This page explains the business climate for sustainable farmers in the Missouri Valley and describes our producer-controlled marketing partnership for regenerative agriculture.
Most Missouri Valley cattle farmers and ranchers who raise organic, non-GMO and other types of high-value specialty crops and livestock are losing ground – literally. They cannot earn enough through existing specialty commodity markets to care for our soils, water and wildlife. Nor can they fund retirement accounts and successions plans for young farmers. Further, direct sales strategies have also failed to measurably increase farm income and profits because they do not earn enough to build local economies-of-scale (see previous page).
We need new business models in local sustainable agriculture that work within the existing food system(s) to incentivize better marketing, local profits and far more production.

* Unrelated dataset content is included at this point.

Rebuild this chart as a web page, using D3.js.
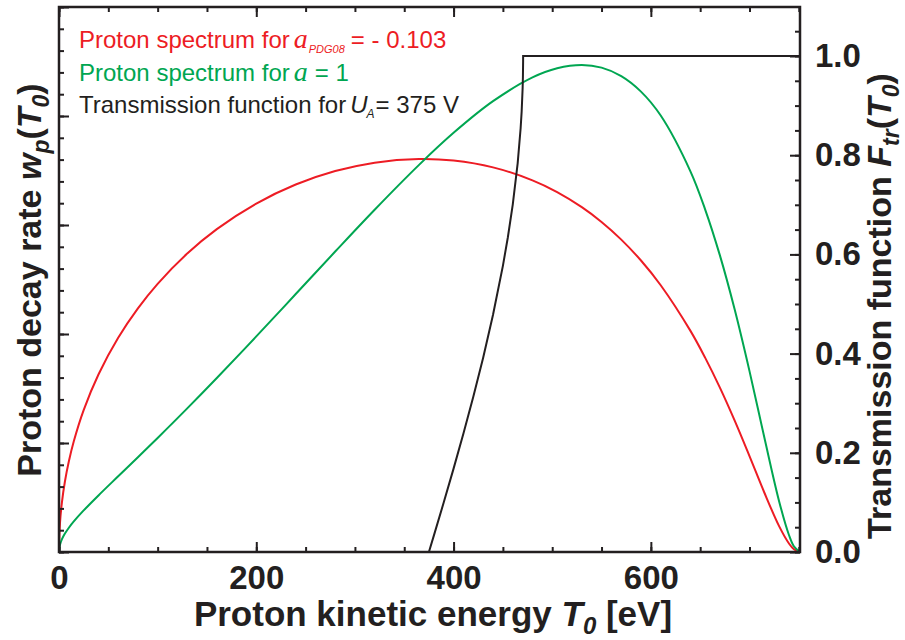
<!DOCTYPE html>
<html>
<head>
<meta charset="utf-8">
<script src="https://cdn.jsdelivr.net/npm/d3@7"></script>
<style>
  body { margin: 0; background: #fff; }
  svg { display: block; font-family: "Liberation Sans", Arial, sans-serif; }
</style>
</head>
<body>
<svg id="chart" width="905" height="640"></svg>
<script>
// Proton kinetic energy grid [eV] for the recoil spectra
const energy = [0, 1, 3, 6, 10, 15, 25, 40, 60, 80, 100, 130, 160, 200, 240, 280, 320, 365,
  400, 440, 480, 505, 530, 550, 570, 590, 610, 640, 655, 670, 685, 700, 715, 730, 740, 745, 751.2];

// Proton decay rate (arb. units) for a_PDG08 = -0.103
const rateRed = [0, 0.2648, 0.4580, 0.6464, 0.8321, 1.0155, 1.3016, 1.6286, 1.9652, 2.2349, 2.4601,
  2.7380, 2.9620, 3.1964, 3.3711, 3.4948, 3.5721, 3.6055, 3.5914, 3.5288, 3.4098, 3.3020, 3.1638,
  3.0280, 2.8661, 2.6743, 2.4476, 2.0310, 1.7834, 1.5077, 1.2047, 0.8794, 0.5460, 0.2373, 0.0784,
  0.0262, 0];

// Proton decay rate (arb. units) for a = 1
const rateGreen = [0, 0.0670, 0.1173, 0.1688, 0.2228, 0.2804, 0.3814, 0.5190, 0.6947, 0.8696, 1.0465,
  1.3178, 1.5965, 1.9779, 2.3665, 2.7564, 3.1401, 3.5517, 3.8455, 4.1360, 4.3538, 4.4377, 4.4678,
  4.4435, 4.3659, 4.2239, 4.0042, 3.4947, 3.1439, 2.7211, 2.2242, 1.6596, 1.0522, 0.4666, 0.1562,
  0.0524, 0];

// Transmission function for U_A = 375 V
const trEnergy = [375, 380, 390, 400, 410, 420, 430, 440, 450, 455, 460, 465, 468, 469, 470,
  470.3, 470.5, 470.514, 751.2];
const trValue = [0, 0.0330, 0.0997, 0.1681, 0.2388, 0.3128, 0.3918, 0.4782, 0.5769, 0.6341, 0.7004,
  0.7842, 0.8548, 0.8874, 0.9345, 0.9577, 0.9891, 1.0, 1.0];

// Tick values
const xMajorTicks = [0, 200, 400, 600];
const xMinorTicks = d3.range(0, 751, 50);
const leftMajorTicks = [0, 1, 2, 3, 4, 5];
const leftMinorTicks = d3.range(0, 5.001, 0.2);
const rightMajorTicks = [0, 0.2, 0.4, 0.6, 0.8, 1.0];
const rightMinorTicks = d3.range(0, 1.051, 0.05);

const ink = "#231F20";
const red = "#ED1C24";
const green = "#00A651";

const frame = { left: 59, right: 800, top: 7, bottom: 552 };

const svg = d3.select("#chart");

const x = d3.scaleLinear().domain([0, 751.2]).range([frame.left, frame.right]);
const yL = d3.scaleLinear().domain([0, 5]).range([frame.bottom, frame.top]);
const yR = d3.scaleLinear().domain([0, 1]).range([frame.bottom, 56]);

// ---- curves ----
const plot = svg.append("g");
const line = (ys, yScale) => d3.line()
  .x((d, i) => x(energy[i]))
  .y(d => yScale(d))
  .curve(d3.curveCatmullRom.alpha(0.5))(ys);

plot.append("path")
  .attr("d", line(rateRed, yL))
  .attr("fill", "none").attr("stroke", red).attr("stroke-width", 2);

plot.append("path")
  .attr("d", line(rateGreen, yL))
  .attr("fill", "none").attr("stroke", green).attr("stroke-width", 2);

plot.append("path")
  .attr("d", d3.line().x((d, i) => x(trEnergy[i])).y(d => yR(d))(trValue))
  .attr("fill", "none").attr("stroke", ink).attr("stroke-width", 2)
  .attr("stroke-linejoin", "miter");

// ---- axes (ticks point inward) ----
function styleAxis(g) {
  g.select(".domain").remove();
  g.selectAll(".tick line").attr("stroke", ink).attr("stroke-width", 2);
  g.selectAll(".tick text")
    .attr("fill", ink)
    .attr("font-family", "'Liberation Sans', Arial, sans-serif")
    .attr("font-weight", "bold")
    .attr("font-size", 33);
}

svg.append("g").attr("transform", `translate(0,${frame.bottom})`)
  .call(d3.axisBottom(x).tickValues(xMinorTicks).tickSize(-5).tickFormat(""))
  .call(styleAxis);
svg.append("g").attr("transform", `translate(0,${frame.bottom})`)
  .call(d3.axisBottom(x).tickValues(xMajorTicks).tickSize(-10).tickPadding(14).tickFormat(d3.format("d")))
  .call(styleAxis);

svg.append("g").attr("transform", `translate(0,${frame.top})`)
  .call(d3.axisTop(x).tickValues(xMinorTicks).tickSize(-5).tickFormat(""))
  .call(styleAxis);
svg.append("g").attr("transform", `translate(0,${frame.top})`)
  .call(d3.axisTop(x).tickValues(xMajorTicks).tickSize(-10).tickFormat(""))
  .call(styleAxis);

svg.append("g").attr("transform", `translate(${frame.left},0)`)
  .call(d3.axisLeft(yL).tickValues(leftMinorTicks).tickSize(-5).tickFormat(""))
  .call(styleAxis);
svg.append("g").attr("transform", `translate(${frame.left},0)`)
  .call(d3.axisLeft(yL).tickValues(leftMajorTicks).tickSize(-10).tickFormat(""))
  .call(styleAxis);

svg.append("g").attr("transform", `translate(${frame.right},0)`)
  .call(d3.axisRight(yR).tickValues(rightMinorTicks).tickSize(-5).tickFormat(""))
  .call(styleAxis);
svg.append("g").attr("transform", `translate(${frame.right},0)`)
  .call(d3.axisRight(yR).tickValues(rightMajorTicks).tickSize(-10).tickPadding(15).tickFormat(d3.format(".1f")))
  .call(styleAxis);

// ---- frame ----
svg.append("rect")
  .attr("x", frame.left).attr("y", frame.top)
  .attr("width", frame.right - frame.left).attr("height", frame.bottom - frame.top)
  .attr("fill", "none").attr("stroke", ink).attr("stroke-width", 2.5);

// ---- axis titles ----
const xTitle = svg.append("text")
  .attr("x", 433).attr("y", 626).attr("text-anchor", "middle")
  .attr("font-weight", "bold").attr("font-size", 35).attr("fill", ink);
xTitle.append("tspan").text("Proton kinetic energy ");
xTitle.append("tspan").attr("font-style", "italic").text("T");
xTitle.append("tspan").attr("font-style", "italic").attr("font-size", 24).attr("dy", 8).text("0");
xTitle.append("tspan").attr("dy", -8).text(" [eV]");

const yTitle = svg.append("text")
  .attr("transform", "translate(41,280) rotate(-90)").attr("text-anchor", "middle")
  .attr("font-weight", "bold").attr("font-size", 34).attr("fill", ink);
yTitle.append("tspan").text("Proton decay rate ");
yTitle.append("tspan").attr("font-style", "italic").text("w");
yTitle.append("tspan").attr("font-style", "italic").attr("font-size", 23).attr("dy", 8).text("p");
yTitle.append("tspan").attr("dy", -8).text("(");
yTitle.append("tspan").attr("font-style", "italic").text("T");
yTitle.append("tspan").attr("font-style", "italic").attr("font-size", 23).attr("dy", 8).text("0");
yTitle.append("tspan").attr("dy", -8).text(")");

const rTitle = svg.append("text")
  .attr("transform", "translate(891,306) rotate(-90)").attr("text-anchor", "middle")
  .attr("font-weight", "bold").attr("font-size", 34).attr("fill", ink);
rTitle.append("tspan").text("Transmission function ");
rTitle.append("tspan").attr("font-style", "italic").text("F");
rTitle.append("tspan").attr("font-style", "italic").attr("font-size", 23).attr("dy", 8).text("tr");
rTitle.append("tspan").attr("dy", -8).text("(");
rTitle.append("tspan").attr("font-style", "italic").text("T");
rTitle.append("tspan").attr("font-style", "italic").attr("font-size", 23).attr("dy", 8).text("0");
rTitle.append("tspan").attr("dy", -8).text(")");

// ---- legend ----
const legend = svg.append("g").attr("font-size", 24);

const l1 = legend.append("text").attr("x", 79).attr("y", 48).attr("fill", red);
l1.append("tspan").text("Proton spectrum for");
l1.append("tspan").attr("dx", 4).attr("font-family", "'Liberation Serif', 'Times New Roman', serif")
  .attr("font-style", "italic").attr("font-size", 28).text("a");
l1.append("tspan").attr("font-style", "italic").attr("font-size", 11).attr("dy", 5).attr("dx", 1).text("PDG08");
l1.append("tspan").attr("dy", -5).attr("dx", 6).text("= - 0.103");

const l2 = legend.append("text").attr("x", 79).attr("y", 81).attr("fill", green);
l2.append("tspan").text("Proton spectrum for");
l2.append("tspan").attr("dx", 4).attr("font-family", "'Liberation Serif', 'Times New Roman', serif")
  .attr("font-style", "italic").attr("font-size", 28).text("a");
l2.append("tspan").attr("dx", 7).text("= 1");

const l3 = legend.append("text").attr("x", 79).attr("y", 113).attr("fill", ink);
l3.append("tspan").text("Transmission function for");
l3.append("tspan").attr("dx", 4).attr("font-style", "italic").text("U");
l3.append("tspan").attr("font-style", "italic").attr("font-size", 12).attr("dy", 5).attr("dx", -1).text("A");
l3.append("tspan").attr("dy", -5).attr("dx", 1).text("= 375 V");
</script>
</body>
</html>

It is important to work within the established system because its various members control both the grocery and food service markets at the national and international levels.

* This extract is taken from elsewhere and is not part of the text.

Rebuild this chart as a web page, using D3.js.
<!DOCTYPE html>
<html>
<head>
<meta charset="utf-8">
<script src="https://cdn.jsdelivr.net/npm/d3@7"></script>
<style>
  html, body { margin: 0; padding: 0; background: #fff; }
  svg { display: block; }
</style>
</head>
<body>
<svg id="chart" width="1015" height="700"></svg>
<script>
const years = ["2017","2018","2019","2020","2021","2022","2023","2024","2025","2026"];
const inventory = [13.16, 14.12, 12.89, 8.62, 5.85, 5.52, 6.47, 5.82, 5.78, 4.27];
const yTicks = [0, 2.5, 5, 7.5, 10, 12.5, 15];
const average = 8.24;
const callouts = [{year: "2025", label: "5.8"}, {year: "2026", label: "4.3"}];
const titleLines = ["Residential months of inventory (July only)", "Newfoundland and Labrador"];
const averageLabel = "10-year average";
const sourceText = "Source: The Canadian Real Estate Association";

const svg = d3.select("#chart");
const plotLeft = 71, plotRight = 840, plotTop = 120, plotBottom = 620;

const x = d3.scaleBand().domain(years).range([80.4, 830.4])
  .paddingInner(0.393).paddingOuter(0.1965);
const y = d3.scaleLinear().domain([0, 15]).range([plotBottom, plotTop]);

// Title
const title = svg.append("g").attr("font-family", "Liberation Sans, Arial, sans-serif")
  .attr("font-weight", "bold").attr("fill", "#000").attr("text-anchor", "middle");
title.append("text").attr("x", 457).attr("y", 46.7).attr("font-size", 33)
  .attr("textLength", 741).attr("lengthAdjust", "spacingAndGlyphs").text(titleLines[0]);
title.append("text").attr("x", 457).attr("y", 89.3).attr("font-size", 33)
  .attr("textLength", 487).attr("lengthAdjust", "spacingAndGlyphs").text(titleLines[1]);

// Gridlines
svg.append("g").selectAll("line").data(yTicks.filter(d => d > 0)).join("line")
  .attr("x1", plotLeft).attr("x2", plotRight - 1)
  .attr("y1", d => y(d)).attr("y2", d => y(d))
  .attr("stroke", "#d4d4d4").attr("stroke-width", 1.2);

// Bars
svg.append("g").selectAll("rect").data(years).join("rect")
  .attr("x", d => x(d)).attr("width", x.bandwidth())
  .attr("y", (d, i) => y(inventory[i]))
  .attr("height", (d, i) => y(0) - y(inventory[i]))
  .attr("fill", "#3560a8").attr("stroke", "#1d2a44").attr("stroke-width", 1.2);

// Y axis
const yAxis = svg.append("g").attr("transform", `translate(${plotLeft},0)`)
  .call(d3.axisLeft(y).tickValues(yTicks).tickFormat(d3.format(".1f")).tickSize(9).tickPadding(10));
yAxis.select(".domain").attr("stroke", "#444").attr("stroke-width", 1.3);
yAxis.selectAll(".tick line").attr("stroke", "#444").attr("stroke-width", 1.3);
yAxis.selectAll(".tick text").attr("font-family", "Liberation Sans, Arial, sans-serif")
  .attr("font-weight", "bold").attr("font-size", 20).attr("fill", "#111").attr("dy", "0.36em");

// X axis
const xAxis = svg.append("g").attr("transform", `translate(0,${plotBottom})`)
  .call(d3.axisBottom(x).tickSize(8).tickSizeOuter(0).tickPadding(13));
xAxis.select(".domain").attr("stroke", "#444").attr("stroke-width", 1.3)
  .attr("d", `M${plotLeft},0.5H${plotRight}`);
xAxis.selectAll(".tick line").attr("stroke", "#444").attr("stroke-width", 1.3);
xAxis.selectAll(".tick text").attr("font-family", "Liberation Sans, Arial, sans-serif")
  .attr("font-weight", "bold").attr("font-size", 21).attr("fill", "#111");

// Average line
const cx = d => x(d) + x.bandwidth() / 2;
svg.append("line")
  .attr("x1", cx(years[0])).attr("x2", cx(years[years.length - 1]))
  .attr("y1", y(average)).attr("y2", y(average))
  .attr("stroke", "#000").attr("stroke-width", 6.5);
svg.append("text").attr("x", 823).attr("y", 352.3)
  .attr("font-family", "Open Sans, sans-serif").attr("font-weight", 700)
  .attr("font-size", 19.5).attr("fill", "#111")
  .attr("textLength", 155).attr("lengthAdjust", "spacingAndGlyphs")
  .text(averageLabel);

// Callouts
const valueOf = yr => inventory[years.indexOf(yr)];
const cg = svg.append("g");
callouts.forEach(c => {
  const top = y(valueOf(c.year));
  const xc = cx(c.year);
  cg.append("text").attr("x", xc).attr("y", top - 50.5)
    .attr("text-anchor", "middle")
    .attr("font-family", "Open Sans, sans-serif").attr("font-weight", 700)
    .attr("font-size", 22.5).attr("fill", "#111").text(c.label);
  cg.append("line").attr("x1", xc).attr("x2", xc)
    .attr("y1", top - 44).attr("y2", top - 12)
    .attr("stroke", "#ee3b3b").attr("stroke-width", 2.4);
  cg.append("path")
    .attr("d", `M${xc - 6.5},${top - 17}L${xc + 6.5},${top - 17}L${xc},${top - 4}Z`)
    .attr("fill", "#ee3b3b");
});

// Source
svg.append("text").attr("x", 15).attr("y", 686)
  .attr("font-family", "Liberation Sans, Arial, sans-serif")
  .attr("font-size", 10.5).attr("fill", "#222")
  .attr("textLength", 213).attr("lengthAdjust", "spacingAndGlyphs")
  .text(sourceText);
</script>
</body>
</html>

Since these systems are constantly subject to technological, social and climate changes, the locations of farms, food processing plants and consumers also change and reshape food supply chains. Over time, new technologies like irrigation, railroads, interstate highways and computers (to name just a few) have steadily increased the physical distance from link to link in the U.S. and world food chains. Closer to home, as rural banks, meat and dairy processing plants and commodity markets closed in the Missouri Valley, food production and processing moved west and south toward inexpensive land, water and labor. Please see Why the Milk Train Stopped for more on this subject.
The main links in the food chain are still in place, although often invisible to farmers and consumers. They include: 1) Farm input manufacturers, 2) Farmers, 3) Food manufacturers, 4) Food retailers, 5) Labor associated with the four previous links, and 6) Passive, non-local investors, investment groups and large banks that finance all food chain operations.
Of the six links, large food retailers have an outsized influence on local food systems for two reasons. They control food sales in all major metropolitan areas, and they influence commodity prices across the country. Since farmers are price takers in specialty and conventional commodity markets, they can stay in business only by continually reducing unit production costs.
As shown in this USDA report, larger owner-operators have been able to reduce costs and improve margins by taking on debt to purchase more land and new technology. As indicated in this same report, small and medium-income producers are already in financial trouble. More debt is out of the question.
It is clear that we must reduce our unit costs and improve profit margins, without taking on debt. Stated differently, we are in serious need of new business models that can attract qualified investors to farmer-owned food brands capable of competing with imported (non-local) brands in near-by urban markets.
Producer-Controlled Marketing Partnerships
In response to the above issues. we are developing a partnership marketing model grounded in local control of land and financial resources. The ultimate goal is to cement lasting relationships with large numbers of urban consumers in nearby cities. In effect, we are placing a new link in the food chain, one that will reduce food miles and costs for food retailers and consumers while rebuilding soil, water and wildlife resources for future generations.
Slow Money Principles including one vote-one member decision making will govern partnership business relationships.